Wednesday, September 2, 2009

The Transcendental Pi

In one of his interviews, author Yann Martel, when asked about "Pi", the main character in the novel, said: "I work really hard on my novels and everything has a meaning. Pi is what's called an irrational number, so the nickname "Pi" is irrational. I just thought it was intriguing that this irrational number is used to come to a rational understanding of things. And to my mind religion - and after all Life of Pi is ultimately a religious novel - to me religion is the same thing. Religion is something slightly irrational, non-reasonable, beyond the reasonable, that helps us make sense of things."

In mathematics, the constant "pi" which is also called "circular constant", "Archimedes constant", or "Ludolph's number", is indeed irrational(its value cannot be written as a fraction whose terms are both integers). The author however failed to mention that "pi" is also transcendental (its value cannot be expressed as a root of a finite sequence of basic algebraic operations on integers).

Just like "pi", the book's about irrationality and transcendence.

Below are some quotes from the book:

"Doubt is useful for a while. We must all pass through the Garden of Gethsemane. If Christ played with doubt, so must we. If Christ spent an anguished night in prayer, if He burst out from the Cross, "My God, my God, why have you forsaken me?" then surely we are permitted to doubt. But we must move on. To choose doubt as a philosophy of life is akin to choosing immobility as a means of transportation."

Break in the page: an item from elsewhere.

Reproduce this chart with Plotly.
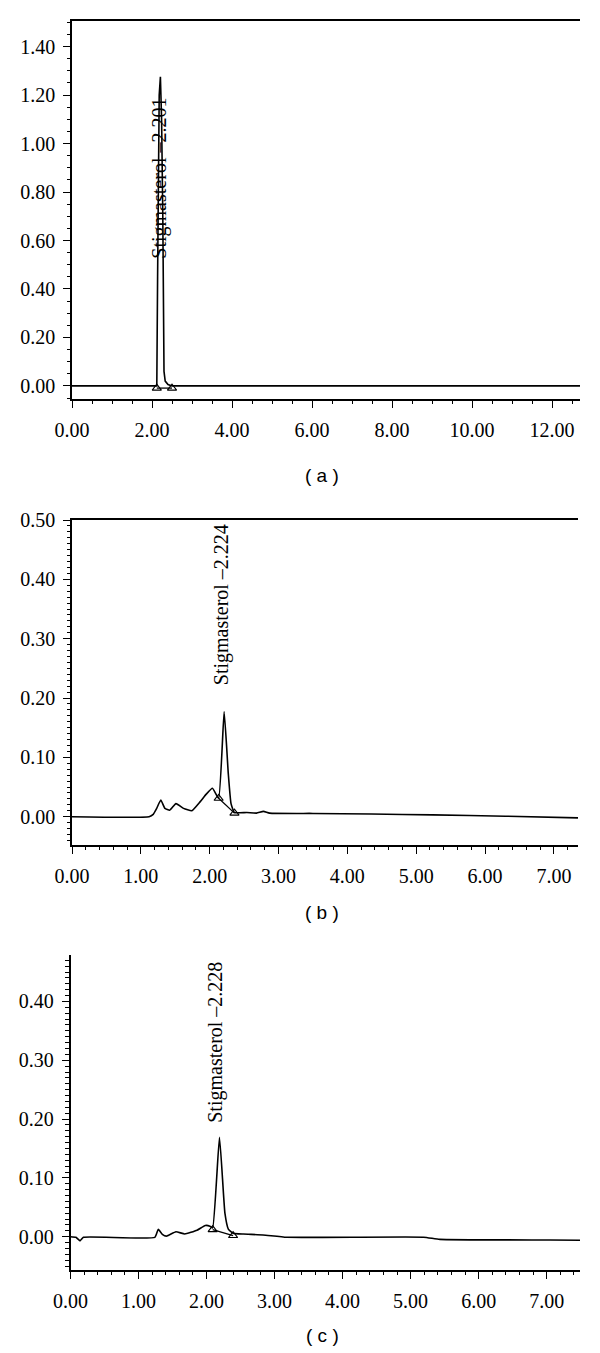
import plotly.graph_objects as go

# ---------------- data ----------------
# Panel (a)
a_time = [0, 2.12, 2.14, 2.16, 2.18, 2.21, 2.24, 2.27, 2.285, 2.30, 2.33, 2.40, 2.50, 12.7]
a_signal = [0, 0, 0.45, 0.95, 1.20, 1.276, 1.10, 0.70, 0.30, 0.06, 0.02, 0.006, 0.0, 0.0]
a_marks_t = [2.12, 2.50]
a_marks_v = [-0.009, -0.009]
a_label = "Stigmasterol –2.201"
a_label_pos = (2.18, 0.856)

# Panel (b)
b_time = [0, 1.12, 1.18, 1.23, 1.29, 1.35, 1.42, 1.51, 1.62, 1.74, 1.86, 1.95, 2.04,
          2.13, 2.21, 2.27, 2.31, 2.36, 2.54, 2.68, 2.78, 2.87, 3.50, 4.35, 5.24, 6.30, 7.35]
b_signal = [0, 0, 0.004, 0.014, 0.028, 0.014, 0.011, 0.022, 0.014, 0.010, 0.025, 0.038, 0.048,
            0.031, 0.177, 0.073, 0.022, 0.007, 0.007, 0.006, 0.009, 0.006, 0.0055, 0.0045, 0.003, 0.0008, -0.002]
b_marks_t = [2.13, 2.36]
b_marks_v = [0.031, 0.006]
b_label = "Stigmasterol –2.224"
b_label_pos = (2.17, 0.357)

# Panel (c)
c_time = [0, 0.08, 0.14, 0.19, 1.24, 1.29, 1.35, 1.41, 1.55, 1.68, 1.86, 1.98, 2.05,
          2.09, 2.19, 2.27, 2.32, 2.39, 2.54, 2.83, 3.18, 5.19, 5.43, 7.05, 7.49]
c_signal = [0, -0.001, -0.007, -0.001, -0.001, 0.0125, 0.004, 0.001, 0.0085, 0.0046, 0.011, 0.019, 0.018,
            0.015, 0.169, 0.040, 0.013, 0.006, 0.0045, 0.003, -0.001, -0.0008, -0.0045, -0.0056, -0.006]
c_marks_t = [2.09, 2.39]
c_marks_v = [0.012, 0.002]
c_label = "Stigmasterol –2.228"
c_label_pos = (2.12, 0.331)

captions = ["( a )", "( b )", "( c )"]

# ---------------- layout helpers ----------------
OFF = 8  # default page margin of the html body
W, H = 600 - OFF, 1353 - OFF


def px_x(p):
    return (p - OFF) / W


def px_y(p):
    return 1 - (p - OFF) / H


SERIF = "Liberation Serif"
TICKFONT = dict(family=SERIF, size=20, color="black")
LINE = dict(color="black", width=1.6, shape="spline", smoothing=0.4)

fig = go.Figure()

panels = [
    dict(t=a_time, v=a_signal, mt=a_marks_t, mv=a_marks_v, label=a_label, lpos=a_label_pos,
         xd=(72, 580), yd=(399, 20.7), xr=(0, 12.7), yr=(-0.054, 1.507),
         xdt=2, xmin=0.5, ydt=0.2, ymin=0.05, top=True, cap_y=475.7),
    dict(t=b_time, v=b_signal, mt=b_marks_t, mv=b_marks_v, label=b_label, lpos=b_label_pos,
         xd=(72, 578), yd=(845, 520), xr=(0, 7.35), yr=(-0.0477, 0.5),
         xdt=1, xmin=0.2, ydt=0.1, ymin=0.01, top=True, cap_y=912),
    dict(t=c_time, v=c_signal, mt=c_marks_t, mv=c_marks_v, label=c_label, lpos=c_label_pos,
         xd=(70.5, 580), yd=(1270, 955), xr=(0, 7.49), yr=(-0.0566, 0.479),
         xdt=1, xmin=0.2, ydt=0.1, ymin=0.01, top=False, cap_y=1335),
]

annotations = []
for i, p in enumerate(panels):
    n = "" if i == 0 else str(i + 1)
    xa, ya = "x" + n, "y" + n
    line = LINE if i > 0 else dict(color="black", width=1.6)
    fig.add_trace(go.Scatter(x=p["t"], y=p["v"], mode="lines", line=line,
                             xaxis=xa, yaxis=ya, showlegend=False, hoverinfo="skip"))
    # integration baseline between the two markers
    fig.add_trace(go.Scatter(x=p["mt"], y=p["mv"], mode="lines", line=dict(color="black", width=1.3),
                             xaxis=xa, yaxis=ya, showlegend=False, hoverinfo="skip"))
    fig.add_trace(go.Scatter(x=p["mt"], y=p["mv"], mode="markers",
                             marker=dict(symbol="triangle-up-open", size=8, color="black",
                                         line=dict(color="black", width=1.1)),
                             xaxis=xa, yaxis=ya, showlegend=False, hoverinfo="skip"))

    fig.layout["xaxis" + n] = dict(
        domain=[px_x(p["xd"][0]), px_x(p["xd"][1])], range=list(p["xr"]), anchor=ya,
        automargin=False,
        showline=True, linecolor="black", linewidth=1.5, mirror=p["top"],
        ticks="outside", ticklen=7, tickwidth=1.3, tickcolor="black",
        tick0=0, dtick=p["xdt"], tickformat=".2f", tickfont=TICKFONT,
        ticklabelstandoff=5,
        minor=dict(ticks="outside", ticklen=3.5, tickwidth=1.1, tickcolor="black",
                   dtick=p["xmin"], tick0=0, showgrid=False),
        showgrid=False, zeroline=False,
    )
    fig.layout["yaxis" + n] = dict(
        domain=[px_y(p["yd"][0]), px_y(p["yd"][1])], range=list(p["yr"]), anchor=xa,
        automargin=False,
        showline=True, linecolor="black", linewidth=1.5,
        ticks="outside", ticklen=7, tickwidth=1.3, tickcolor="black",
        tick0=0, dtick=p["ydt"], tickformat=".2f", tickfont=TICKFONT,
        ticklabelstandoff=4,
        minor=dict(ticks="outside", ticklen=3.5, tickwidth=1.1, tickcolor="black",
                   dtick=p["ymin"], tick0=0, showgrid=False),
        showgrid=False, zeroline=False,
    )
    annotations.append(dict(
        x=p["lpos"][0], y=p["lpos"][1], xref=xa, yref=ya, text=p["label"], textangle=-90,
        showarrow=False, xanchor="center", yanchor="middle",
        font=dict(family=SERIF, size=20, color="black"),
    ))
    annotations.append(dict(
        x=px_x(322), y=px_y(p["cap_y"]), xref="paper", yref="paper", text=captions[i],
        showarrow=False, xanchor="center", yanchor="middle",
        font=dict(family="Liberation Sans", size=19, color="black"),
    ))

fig.update_layout(
    width=W, height=H, margin=dict(l=0, r=0, t=0, b=0, autoexpand=False),
    paper_bgcolor="white", plot_bgcolor="white",
    font=dict(family=SERIF, color="black"),
    annotations=annotations, showlegend=False,
)

fig.write_html("out.html")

"We are all born like Catholics, aren't we ..., without any religion, until some figure introduces us to God? After that meeting the matter ends for most of us. If there is a change, it is usually for the lesser rather than the greater; many people seem to lose God along life's ways.

"...People fail to realize that it is on the inside that God must be defended, not on the outside...For evil in the open is but evil from within that has been let out. The main battlefield for good is not the open ground of public arena but the small clearing of each heart."

"Why do people move? What makes them uproot and leave everything they've known for a great unknown beyond the horizon? Why climb this Mount Everest of formalities that makes you feel like a beggar? Why enter this jungle of foreignness where everything is new, strange and difficult?
The answer is the same the world over: people move in the hope of a better life...
People move because of the wear and tear of anxiety. Because of the gnawing feeling that no matter how hard they work their efforts will yield nothing, that what they build up in one year will be torn in one day by others. Because of the impression that the future is blocked up, that they may do all right but not their children. Because of the feeling that nothing will change, that happiness and prosperity are possible only somewhere else."

"Nil magnum nisi bonum: No greatness without goodness."

"You must take life the way it comes at you and make the best of it."

"Fear is life's only true opponent. Only fear can defeat life."